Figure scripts
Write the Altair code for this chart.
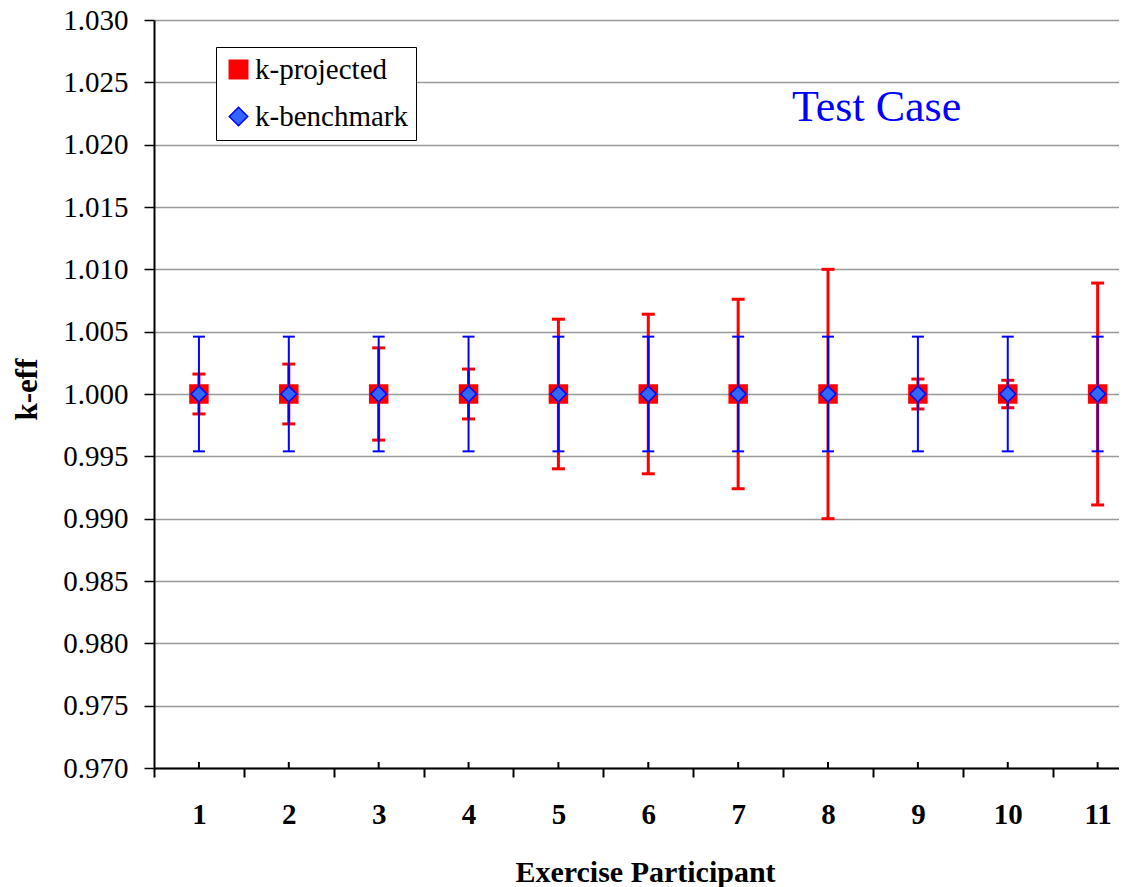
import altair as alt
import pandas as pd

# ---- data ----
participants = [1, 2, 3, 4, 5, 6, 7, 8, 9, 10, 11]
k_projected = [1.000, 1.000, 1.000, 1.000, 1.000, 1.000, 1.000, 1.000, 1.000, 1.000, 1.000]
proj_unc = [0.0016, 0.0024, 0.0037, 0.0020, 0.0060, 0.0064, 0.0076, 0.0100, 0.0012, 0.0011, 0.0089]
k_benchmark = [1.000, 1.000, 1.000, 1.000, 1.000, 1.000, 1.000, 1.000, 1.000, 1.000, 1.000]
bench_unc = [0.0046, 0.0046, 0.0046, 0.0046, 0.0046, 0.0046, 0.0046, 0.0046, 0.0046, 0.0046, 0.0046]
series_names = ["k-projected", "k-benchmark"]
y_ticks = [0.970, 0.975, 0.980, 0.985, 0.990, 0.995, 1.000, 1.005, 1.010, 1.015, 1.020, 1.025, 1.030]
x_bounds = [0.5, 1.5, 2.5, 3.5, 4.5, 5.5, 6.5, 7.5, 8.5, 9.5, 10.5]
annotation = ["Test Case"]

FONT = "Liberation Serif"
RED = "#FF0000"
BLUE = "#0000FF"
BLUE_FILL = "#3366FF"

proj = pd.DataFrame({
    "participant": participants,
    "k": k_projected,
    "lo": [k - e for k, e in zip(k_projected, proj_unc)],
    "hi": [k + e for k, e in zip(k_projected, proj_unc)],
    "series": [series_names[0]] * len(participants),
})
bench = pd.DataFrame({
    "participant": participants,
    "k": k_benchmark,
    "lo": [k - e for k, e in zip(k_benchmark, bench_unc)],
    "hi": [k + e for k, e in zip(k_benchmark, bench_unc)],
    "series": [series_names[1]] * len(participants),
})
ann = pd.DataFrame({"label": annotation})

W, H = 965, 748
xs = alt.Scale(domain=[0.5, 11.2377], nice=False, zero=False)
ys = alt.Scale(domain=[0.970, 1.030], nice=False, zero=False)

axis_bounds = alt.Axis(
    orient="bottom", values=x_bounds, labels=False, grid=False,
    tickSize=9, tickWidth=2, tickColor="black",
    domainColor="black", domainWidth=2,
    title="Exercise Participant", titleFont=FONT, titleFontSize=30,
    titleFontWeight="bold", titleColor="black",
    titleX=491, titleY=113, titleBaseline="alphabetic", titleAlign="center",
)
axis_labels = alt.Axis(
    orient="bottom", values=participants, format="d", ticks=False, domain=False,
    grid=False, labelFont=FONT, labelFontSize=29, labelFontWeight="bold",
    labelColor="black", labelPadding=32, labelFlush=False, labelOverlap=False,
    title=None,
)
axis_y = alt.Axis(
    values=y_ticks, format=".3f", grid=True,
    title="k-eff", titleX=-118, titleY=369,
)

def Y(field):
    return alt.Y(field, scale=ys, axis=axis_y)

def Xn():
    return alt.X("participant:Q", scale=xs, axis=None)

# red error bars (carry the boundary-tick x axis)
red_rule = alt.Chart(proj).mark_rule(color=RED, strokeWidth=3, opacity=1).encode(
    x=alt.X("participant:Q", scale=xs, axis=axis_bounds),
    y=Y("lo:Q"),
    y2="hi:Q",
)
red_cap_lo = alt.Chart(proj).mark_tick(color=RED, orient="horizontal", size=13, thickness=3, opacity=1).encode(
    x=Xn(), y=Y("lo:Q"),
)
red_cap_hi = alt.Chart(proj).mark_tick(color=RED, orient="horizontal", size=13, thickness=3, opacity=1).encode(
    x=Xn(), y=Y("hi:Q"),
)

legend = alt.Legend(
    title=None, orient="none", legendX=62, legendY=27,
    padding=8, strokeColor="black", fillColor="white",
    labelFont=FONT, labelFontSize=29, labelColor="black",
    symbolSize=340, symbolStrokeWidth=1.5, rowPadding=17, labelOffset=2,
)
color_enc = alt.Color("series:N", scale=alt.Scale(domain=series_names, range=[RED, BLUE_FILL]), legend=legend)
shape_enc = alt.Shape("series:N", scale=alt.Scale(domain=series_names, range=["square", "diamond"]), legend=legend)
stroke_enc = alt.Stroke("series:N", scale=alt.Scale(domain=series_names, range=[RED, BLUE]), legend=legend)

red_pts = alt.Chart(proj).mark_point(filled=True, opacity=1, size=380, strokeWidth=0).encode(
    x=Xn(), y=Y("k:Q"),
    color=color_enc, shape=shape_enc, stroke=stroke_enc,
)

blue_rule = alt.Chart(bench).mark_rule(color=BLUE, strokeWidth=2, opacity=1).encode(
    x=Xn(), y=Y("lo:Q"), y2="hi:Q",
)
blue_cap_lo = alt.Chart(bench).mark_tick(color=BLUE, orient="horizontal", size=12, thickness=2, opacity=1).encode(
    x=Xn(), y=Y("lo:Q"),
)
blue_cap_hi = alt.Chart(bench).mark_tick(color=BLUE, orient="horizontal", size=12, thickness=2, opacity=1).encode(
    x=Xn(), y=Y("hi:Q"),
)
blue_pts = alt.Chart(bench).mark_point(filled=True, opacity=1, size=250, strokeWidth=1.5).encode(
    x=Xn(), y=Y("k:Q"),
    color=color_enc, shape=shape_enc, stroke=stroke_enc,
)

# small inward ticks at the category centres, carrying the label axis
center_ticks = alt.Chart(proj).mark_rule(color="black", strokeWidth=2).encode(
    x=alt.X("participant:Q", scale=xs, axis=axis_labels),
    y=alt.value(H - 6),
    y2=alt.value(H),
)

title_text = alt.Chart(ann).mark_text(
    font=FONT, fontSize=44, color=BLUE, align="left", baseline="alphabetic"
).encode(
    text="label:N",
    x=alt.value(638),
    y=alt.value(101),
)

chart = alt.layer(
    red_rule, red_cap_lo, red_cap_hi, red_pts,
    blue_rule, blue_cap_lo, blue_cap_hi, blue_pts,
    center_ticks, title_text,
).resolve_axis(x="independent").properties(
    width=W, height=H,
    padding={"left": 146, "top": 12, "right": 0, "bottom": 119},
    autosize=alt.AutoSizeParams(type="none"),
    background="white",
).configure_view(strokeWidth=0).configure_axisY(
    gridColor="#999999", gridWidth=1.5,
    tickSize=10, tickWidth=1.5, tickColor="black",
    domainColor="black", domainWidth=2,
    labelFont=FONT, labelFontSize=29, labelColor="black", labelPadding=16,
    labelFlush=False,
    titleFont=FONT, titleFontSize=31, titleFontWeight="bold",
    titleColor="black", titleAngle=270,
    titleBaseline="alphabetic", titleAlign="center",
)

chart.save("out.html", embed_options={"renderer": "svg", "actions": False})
==
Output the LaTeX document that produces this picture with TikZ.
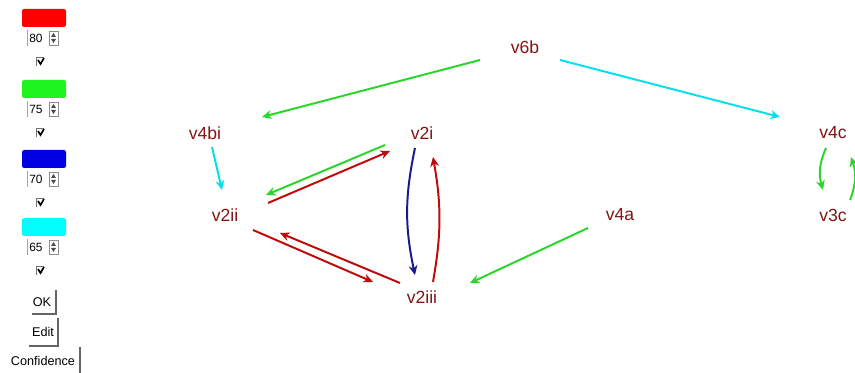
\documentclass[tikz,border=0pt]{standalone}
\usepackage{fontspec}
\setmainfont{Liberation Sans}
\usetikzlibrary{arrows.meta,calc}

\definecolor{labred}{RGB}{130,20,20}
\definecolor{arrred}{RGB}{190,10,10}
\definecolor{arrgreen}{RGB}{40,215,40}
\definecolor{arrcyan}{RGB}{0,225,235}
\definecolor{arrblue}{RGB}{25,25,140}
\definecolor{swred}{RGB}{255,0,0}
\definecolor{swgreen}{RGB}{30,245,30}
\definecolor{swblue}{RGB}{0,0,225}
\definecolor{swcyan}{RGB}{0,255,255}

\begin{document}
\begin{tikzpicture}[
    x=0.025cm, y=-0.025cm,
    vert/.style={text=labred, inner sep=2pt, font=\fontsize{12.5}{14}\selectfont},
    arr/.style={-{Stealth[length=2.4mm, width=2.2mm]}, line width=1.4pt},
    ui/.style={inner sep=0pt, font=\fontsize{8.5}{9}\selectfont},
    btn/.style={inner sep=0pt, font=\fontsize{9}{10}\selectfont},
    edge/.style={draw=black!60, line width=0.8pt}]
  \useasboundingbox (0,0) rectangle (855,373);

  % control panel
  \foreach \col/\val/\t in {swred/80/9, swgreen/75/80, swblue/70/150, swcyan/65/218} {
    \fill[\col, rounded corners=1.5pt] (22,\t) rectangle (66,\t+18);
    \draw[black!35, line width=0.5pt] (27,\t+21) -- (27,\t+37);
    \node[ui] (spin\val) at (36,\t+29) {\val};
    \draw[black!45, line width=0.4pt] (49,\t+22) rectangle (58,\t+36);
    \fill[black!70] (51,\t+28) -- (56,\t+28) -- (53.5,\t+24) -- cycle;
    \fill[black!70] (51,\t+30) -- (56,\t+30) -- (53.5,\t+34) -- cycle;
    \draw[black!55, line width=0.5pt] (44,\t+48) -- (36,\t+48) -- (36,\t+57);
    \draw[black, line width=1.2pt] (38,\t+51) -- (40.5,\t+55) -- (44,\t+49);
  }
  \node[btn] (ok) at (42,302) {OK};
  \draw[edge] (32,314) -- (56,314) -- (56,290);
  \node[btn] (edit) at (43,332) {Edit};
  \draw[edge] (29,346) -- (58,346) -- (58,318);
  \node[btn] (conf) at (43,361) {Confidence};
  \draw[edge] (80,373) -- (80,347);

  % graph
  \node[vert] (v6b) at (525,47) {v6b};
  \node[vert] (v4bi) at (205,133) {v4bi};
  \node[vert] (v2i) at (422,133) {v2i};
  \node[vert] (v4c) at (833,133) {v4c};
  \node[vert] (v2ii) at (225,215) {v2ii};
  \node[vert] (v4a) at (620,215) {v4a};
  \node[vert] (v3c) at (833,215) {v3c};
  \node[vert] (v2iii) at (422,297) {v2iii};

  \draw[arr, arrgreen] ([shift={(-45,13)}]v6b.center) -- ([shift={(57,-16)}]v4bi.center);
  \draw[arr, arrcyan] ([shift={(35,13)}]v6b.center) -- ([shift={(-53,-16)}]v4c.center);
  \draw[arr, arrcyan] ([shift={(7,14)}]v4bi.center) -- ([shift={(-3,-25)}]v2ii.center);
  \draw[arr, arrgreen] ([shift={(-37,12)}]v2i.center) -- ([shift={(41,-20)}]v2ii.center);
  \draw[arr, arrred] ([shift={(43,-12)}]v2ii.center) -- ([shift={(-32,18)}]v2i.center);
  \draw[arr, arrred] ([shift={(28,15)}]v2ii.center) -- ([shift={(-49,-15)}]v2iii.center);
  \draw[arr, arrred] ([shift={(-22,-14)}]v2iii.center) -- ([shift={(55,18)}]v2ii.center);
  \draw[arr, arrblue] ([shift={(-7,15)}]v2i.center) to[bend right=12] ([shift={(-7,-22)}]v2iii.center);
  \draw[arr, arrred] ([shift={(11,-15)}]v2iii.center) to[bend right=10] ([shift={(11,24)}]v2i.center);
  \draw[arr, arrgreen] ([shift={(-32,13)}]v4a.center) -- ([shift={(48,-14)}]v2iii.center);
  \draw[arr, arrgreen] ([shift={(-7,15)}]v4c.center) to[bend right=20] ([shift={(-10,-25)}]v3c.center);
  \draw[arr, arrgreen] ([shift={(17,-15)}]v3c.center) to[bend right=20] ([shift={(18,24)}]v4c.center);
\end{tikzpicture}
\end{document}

WHAT IS ASKED - Your copy should hold only the lines from the one containing "Write the Altair code for this chart." through the one containing "ys = alt.Scale(domain=[0.970, 1.030], nice=False, zero=False)", word for word, with no pictures.

SOLUTION FOR THIS TASK -
Write the Altair code for this chart.
import altair as alt
import pandas as pd

# ---- data ----
participants = [1, 2, 3, 4, 5, 6, 7, 8, 9, 10, 11]
k_projected = [1.000, 1.000, 1.000, 1.000, 1.000, 1.000, 1.000, 1.000, 1.000, 1.000, 1.000]
proj_unc = [0.0016, 0.0024, 0.0037, 0.0020, 0.0060, 0.0064, 0.0076, 0.0100, 0.0012, 0.0011, 0.0089]
k_benchmark = [1.000, 1.000, 1.000, 1.000, 1.000, 1.000, 1.000, 1.000, 1.000, 1.000, 1.000]
bench_unc = [0.0046, 0.0046, 0.0046, 0.0046, 0.0046, 0.0046, 0.0046, 0.0046, 0.0046, 0.0046, 0.0046]
series_names = ["k-projected", "k-benchmark"]
y_ticks = [0.970, 0.975, 0.980, 0.985, 0.990, 0.995, 1.000, 1.005, 1.010, 1.015, 1.020, 1.025, 1.030]
x_bounds = [0.5, 1.5, 2.5, 3.5, 4.5, 5.5, 6.5, 7.5, 8.5, 9.5, 10.5]
annotation = ["Test Case"]

FONT = "Liberation Serif"
RED = "#FF0000"
BLUE = "#0000FF"
BLUE_FILL = "#3366FF"

proj = pd.DataFrame({
    "participant": participants,
    "k": k_projected,
    "lo": [k - e for k, e in zip(k_projected, proj_unc)],
    "hi": [k + e for k, e in zip(k_projected, proj_unc)],
    "series": [series_names[0]] * len(participants),
})
bench = pd.DataFrame({
    "participant": participants,
    "k": k_benchmark,
    "lo": [k - e for k, e in zip(k_benchmark, bench_unc)],
    "hi": [k + e for k, e in zip(k_benchmark, bench_unc)],
    "series": [series_names[1]] * len(participants),
})
ann = pd.DataFrame({"label": annotation})

W, H = 965, 748
xs = alt.Scale(domain=[0.5, 11.2377], nice=False, zero=False)
ys = alt.Scale(domain=[0.970, 1.030], nice=False, zero=False)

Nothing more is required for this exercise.